TOKYO (Reuters) -- Several Japanese automakers temporarily shuttered assembly plants and dealerships in the world's second-biggest economy as a territorial dispute and the anniversary of Japan's invasion of China prompted thousands to protest in Beijing, Shanghai and other Chinese cities.
Toyota Motor Corp. planned to halt operations at some of its factories in China on Tuesday as the anti-Japan demonstrations escalate across the country, Kyodo news agency said.
Tokyo Governor Shintaro Ishihara triggered the dispute in April when he said he may use public funds to buy islands, known as Diaoyu in Chinese and Senkaku in Japanese, from a private Japanese owner.
Tensions escalated after Japan's cabinet approved the purchase of the islands for 2.05 billion yen ($26 million) on Sept. 11. China has said it doesn't accept the move.
Thousands protested in front of the Japanese embassy in Beijing today, demanding control of the islands and calling for boycotts of Japanese goods.
Sales of Japanese-branded passenger cars fell last month in China, compared with gains of more than 10 percent for German, American and South Korean vehicles according to the China Association of Automobile Manufacturers. China is the world's largest car market.
Toyota, Nissan and Honda all reported damage to dealerships in the eastern Chinese city of Qingdao. Separately, Phoenix Satellite Television Holdings Ltd. showed footage of Japanese cars that had been overturned, with their windshields smashed by protesters.
NissanMotor Co., the biggest Japanese automaker in China, ranked by sales, will resume production at four plants in China on Wednesday. The automaker suspended production on Monday and Tuesday at two factories each in the southern Chinese city of Guangzhou and the central city of Zhengzhou.
Mazda Motor Corp. and Suzuki Motor Corp. will reopen plants tomorrow after suspending output. Honda Motor Co. and Mitsubishi Motors Corp. have also closed plants and neither have said when production may resume.
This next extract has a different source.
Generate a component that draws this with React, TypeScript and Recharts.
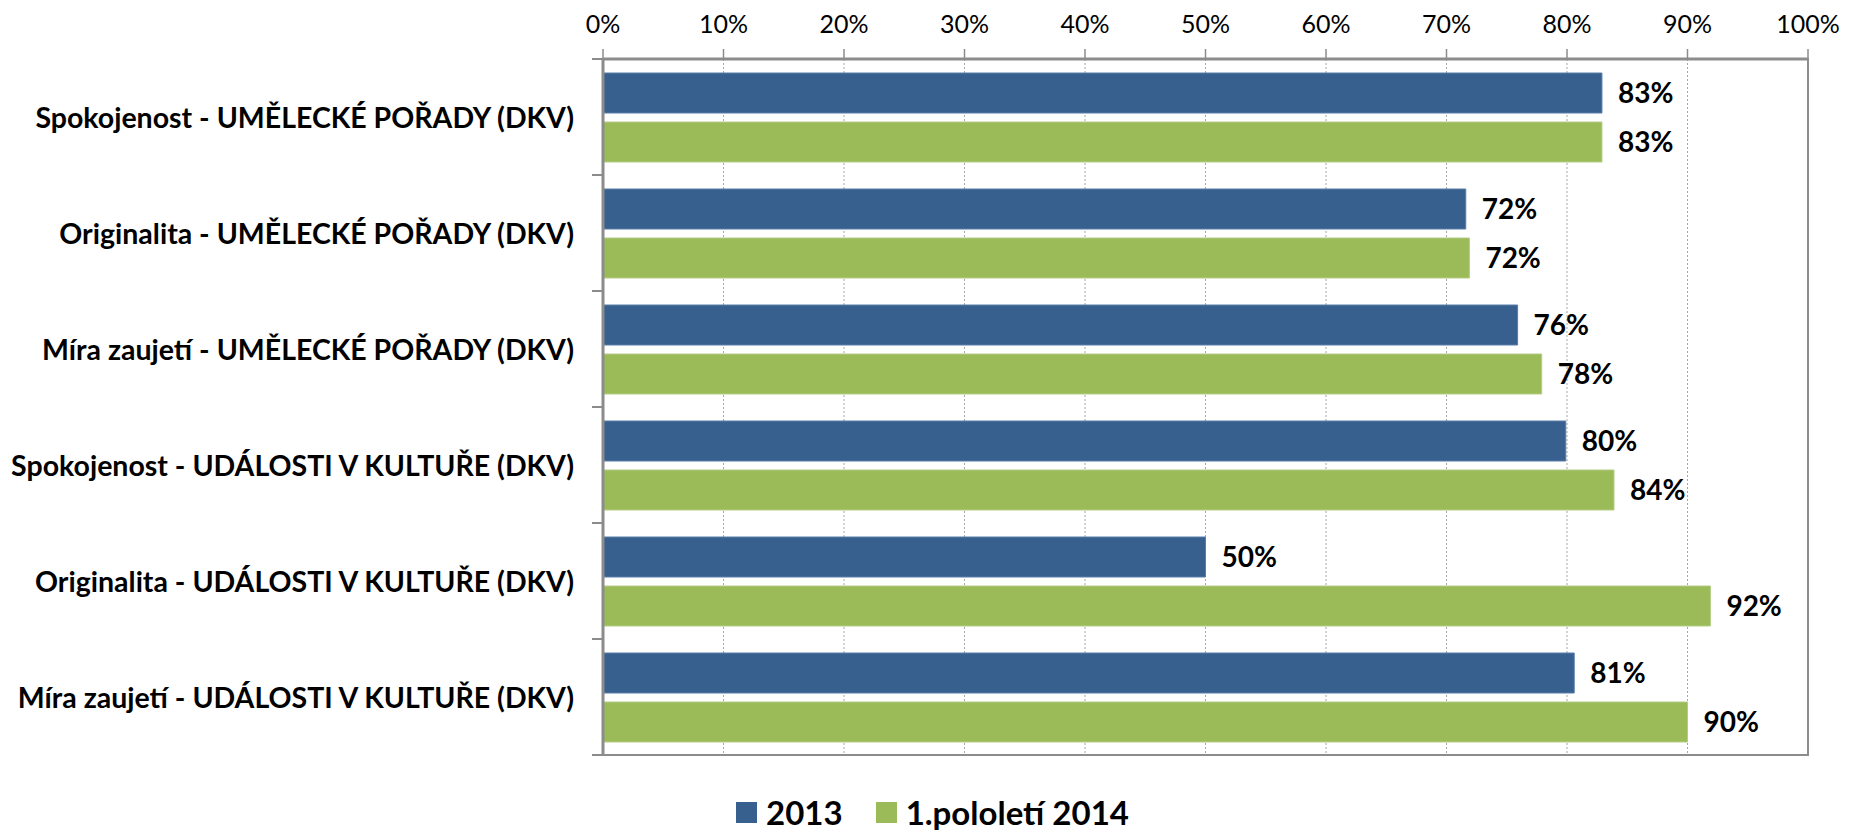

Many dealerships in China that sell Japanese cars have shut after some outlets were attacked and vandalized, said Luo Lei, deputy secretary general of the China Automobile Dealers Association.
"We don't know how far damages on Japanese companies will extend while all they can do is just hold still," said Kenichi Hirano, general manager and strategist at Tachibana Securities Co. in Tokyo. "Investors will take a wait-and-see attitude toward companies related with China such as retailers and autos."